Star visibility – Lebron James, Kobe Bryant, Kevin Garnett. We love them. We hate them. More than any other sport, the NBA is about the stars. The rest of the players in the league are really just there to allow the stars to showcase their talents. The 350 players who make up the remainder of the player’s union are basically replaceable parts. International players and D-Leaguers could be swapped in without a huge difference. Die hard fans may love their role players, but the big fish grease the wheels of the NBA economic machine. Although the stars are worshipped for their talent, they are also seen as selfish and entitled. The reason they’re seen this way is because there’s a good measure of truth to the viewpoint. Playing basketball tends to mask these deficiencies. People want to watch Dwyane Wade dunk a basketball, they don’t care about his ability to undress Stern in a negotiating session (well, some of us like that too). People have no patience for a group of spoiled athletes that is given a king’s ransom to play a children’s game while they toil through the problems endemic to the "real world". Throw in some of the racial undertones the NBA has always battled against in the arena of public opinion (if you don’t think that this exists on some level you’re kidding yourself) and it culminates in plenty of vitriol and contempt.
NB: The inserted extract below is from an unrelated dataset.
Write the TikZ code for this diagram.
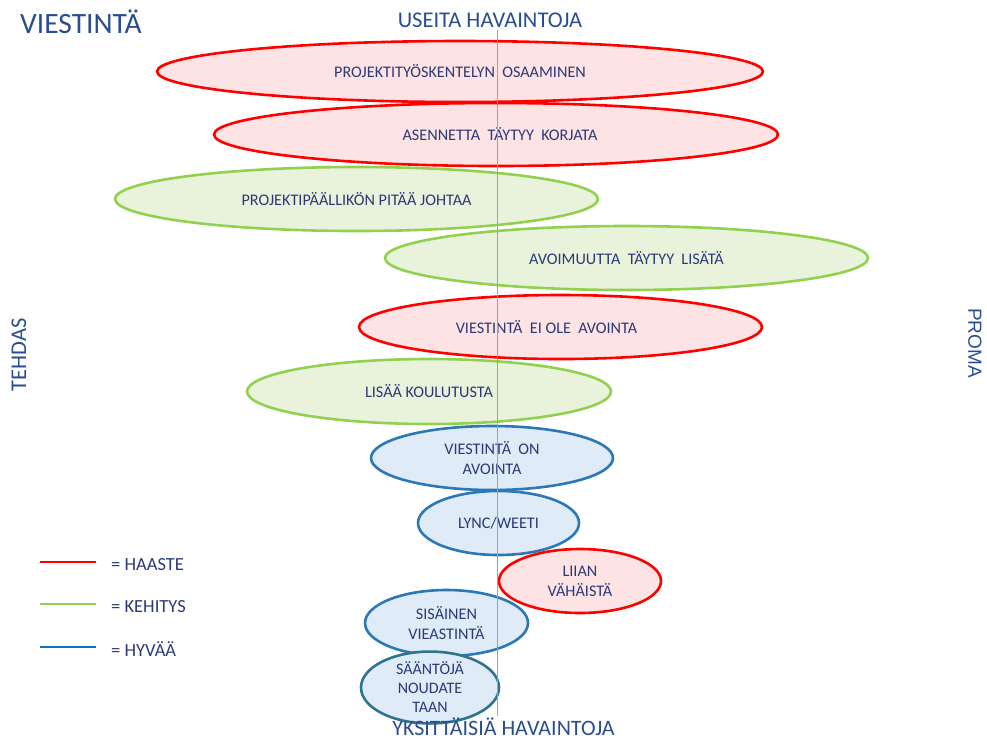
\documentclass[tikz,border=0pt]{standalone}
\usepackage{fontspec}
\setmainfont{Carlito}
\newfontfamily\arialfont{Liberation Sans}
\usetikzlibrary{shapes.geometric}

\definecolor{haasteline}{HTML}{FF0000}
\definecolor{haastefill}{HTML}{FDE3E3}
\definecolor{kehline}{HTML}{92D050}
\definecolor{kehfill}{HTML}{E9F3DC}
\definecolor{hyvline}{HTML}{2A78B6}
\definecolor{hyvdark}{HTML}{2F7390}
\definecolor{hyvfill}{HTML}{DFEBF6}
\definecolor{legblue}{HTML}{0E70C0}
\definecolor{bubbletext}{HTML}{2C3977}
\definecolor{headtext}{HTML}{2A4D92}
\definecolor{axisline}{HTML}{7FA8D8}

\tikzset{
  bubble/.style={ellipse, inner sep=0pt, line width=2.6pt, align=center,
    text=bubbletext, font=\fontsize{16.2}{20}\selectfont},
  haaste/.style={bubble, draw=haasteline, fill=haastefill},
  kehitys/.style={bubble, draw=kehline, fill=kehfill},
  hyvaa/.style={bubble, draw=hyvline, fill=hyvfill},
  bsize/.style 2 args={minimum width=#1pt, minimum height=#2pt},
  heading/.style={text=headtext, inner sep=0pt},
  legline/.style={line width=2.6pt},
  legtext/.style={text=bubbletext, inner sep=0pt, anchor=base west,
    font=\fontsize{18.5}{20}\selectfont},
}

\begin{document}
\begin{tikzpicture}[x=1pt,y=-1pt]
  \useasboundingbox (0,0) rectangle (987,740);

  % observation bubbles, from many observations to single ones
  \node[haaste, bsize={606}{61}] (e1) at (460,71.5) {PROJEKTITYÖSKENTELYN\ \ OSAAMINEN};
  \node[haaste, bsize={564}{63}] (e2) at (496,134.5) {\hspace*{8pt}ASENNETTA\ \ TÄYTYY\ \ KORJATA};
  \node[kehitys, bsize={483}{64}] (e3) at (356.5,199) {PROJEKTIPÄÄLLIKÖN PITÄÄ JOHTAA};
  \node[kehitys, bsize={483}{64}] (e4) at (626.5,258) {AVOIMUUTTA\ \ TÄYTYY\ \ LISÄTÄ};
  \node[haaste, bsize={403}{64}] (e5) at (560.5,327) {\hspace*{-28pt}VIESTINTÄ\ \ EI OLE\ \ AVOINTA};
  \node[kehitys, bsize={364}{65}] (e6) at (429,391.5) {LISÄÄ KOULUTUSTA};
  \node[hyvaa, bsize={242}{64}] (e7) at (492,458) {VIESTINTÄ\ \ ON\\AVOINTA};
  \node[hyvaa, bsize={161}{64}] (e8) at (498.5,523) {LYNC/WEETI};
  \node[haaste, bsize={162}{64}] (e9) at (580,581) {LIIAN\\VÄHÄISTÄ};
  \node[hyvaa, bsize={163}{66}] (e10) at (446.5,623) {SISÄINEN\\VIEASTINTÄ};
  \node[hyvaa, draw=hyvdark, bsize={138}{64}, font=\fontsize{16}{19}\selectfont] (e11) at (430,687.5) {SÄÄNTÖJÄ\\NOUDATE\\TAAN};

  % dividing axis between the two sides
  \coordinate (axtop) at (497,30);
  \coordinate (axbot) at (497,716);
  \draw[axisline, line width=1pt] (axtop) -- (axbot);

  % headings
  \node[heading, anchor=base west, font=\fontsize{29.5}{30}\selectfont] (title) at (20,33) {VIESTINTÄ};
  \node[heading, anchor=base, font=\fontsize{22.5}{24}\selectfont] (many) at (490,27) {USEITA HAVAINTOJA};
  \node[heading, anchor=base, font=\fontsize{22}{24}\selectfont] (single) at (503.5,735) {YKSITTÄISIÄ HAVAINTOJA};
  \node[heading, rotate=90, font=\fontsize{22.5}{24}\selectfont] (tehdas) at (19,355) {TEHDAS};
  \node[heading, rotate=-90, font=\arialfont\fontsize{19}{22}\selectfont] (proma) at (975,343) {PROMA};

  % legend
  \coordinate (l1a) at (40,562);  \coordinate (l1b) at (96,562);
  \coordinate (l2a) at (40,604);  \coordinate (l2b) at (96,604);
  \coordinate (l3a) at (40,647);  \coordinate (l3b) at (96,647);
  \draw[legline, haasteline] (l1a) -- (l1b);
  \draw[legline, kehline] (l2a) -- (l2b);
  \draw[legline, legblue] (l3a) -- (l3b);
  \node[legtext] (t1) at (111,570) {= HAASTE};
  \node[legtext] (t2) at (111,612) {= KEHITYS};
  \node[legtext] (t3) at (111,656) {= HYVÄÄ};
\end{tikzpicture}
\end{document}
Just because the last CBA expired doesn’t mean it never existed – The owners have no one to blame but themselves for the monster they’ve created. They made the athletes the highest paid in any sport. They agreed to the last CBA. They agreed to extend the last CBA. The league has given the players 57% for 12 years and the doors are still open. If they wanted to crush the union, maybe they shouldn’t have made them the wealthiest union on the planet. The owner’s stance on a new deal contains a frustrating combination of dumbfounding, duplicitous, and dictatorial undertones. They are employing the "my way or the highway approach". If the new proposed deal is fair, how did the old deal (that is so terribly egregious) ever come into effect? This just doesn’t pass the smell test for most people. Going from 57% to 47% is nearly a 20% reduction - then the owners still want a litany of other concessions. It’s too much ground to cover from one deal to the next. If things were this bad, some of the concessions and adjustments should have been slowly transitioned in years ago. People don’t generally like it when someone in a position of power takes a stance of "you’re stupid, so I can lie to you without compunction and you won’t know any better." I may be stupid, but I don’t need the owners rubbing it in my face.

The endgame – Missed games damage leagues. It is a simple correlation to draw. The exact extent of the damage is hard to predict. Recent examples in hockey, baseball, and basketball show effects that are still pronounced or lingering today. If the NFL season ends and the NBA is still on hiatus, the repercussions and backlash will be severe. I would hope that the principals involved are cognizant of the ramifications of their conduct. I don’t think that angry or apathetic best describe my personal position. I think that disappointed and sad are more fitting. Disappointed that grown men can’t work together given the circumstances and stakes. Sad that their childish quarreling is adversely affecting the lives of so many people. The numbers won’t change, they are what they are (even if we don’t know what they are). The issues won’t change. The public has been inundated with references to the cap, the mid-level exception, the BRI, and the luxury tax. Everything that is going to be on the table is already there. When and if a deal is ever worked out, it will be a deal that could already have been agreed to before now. So now it’s just a matter of inflicting pain upon each other and the fans to determine the threshold at which a deal that could be had now exists.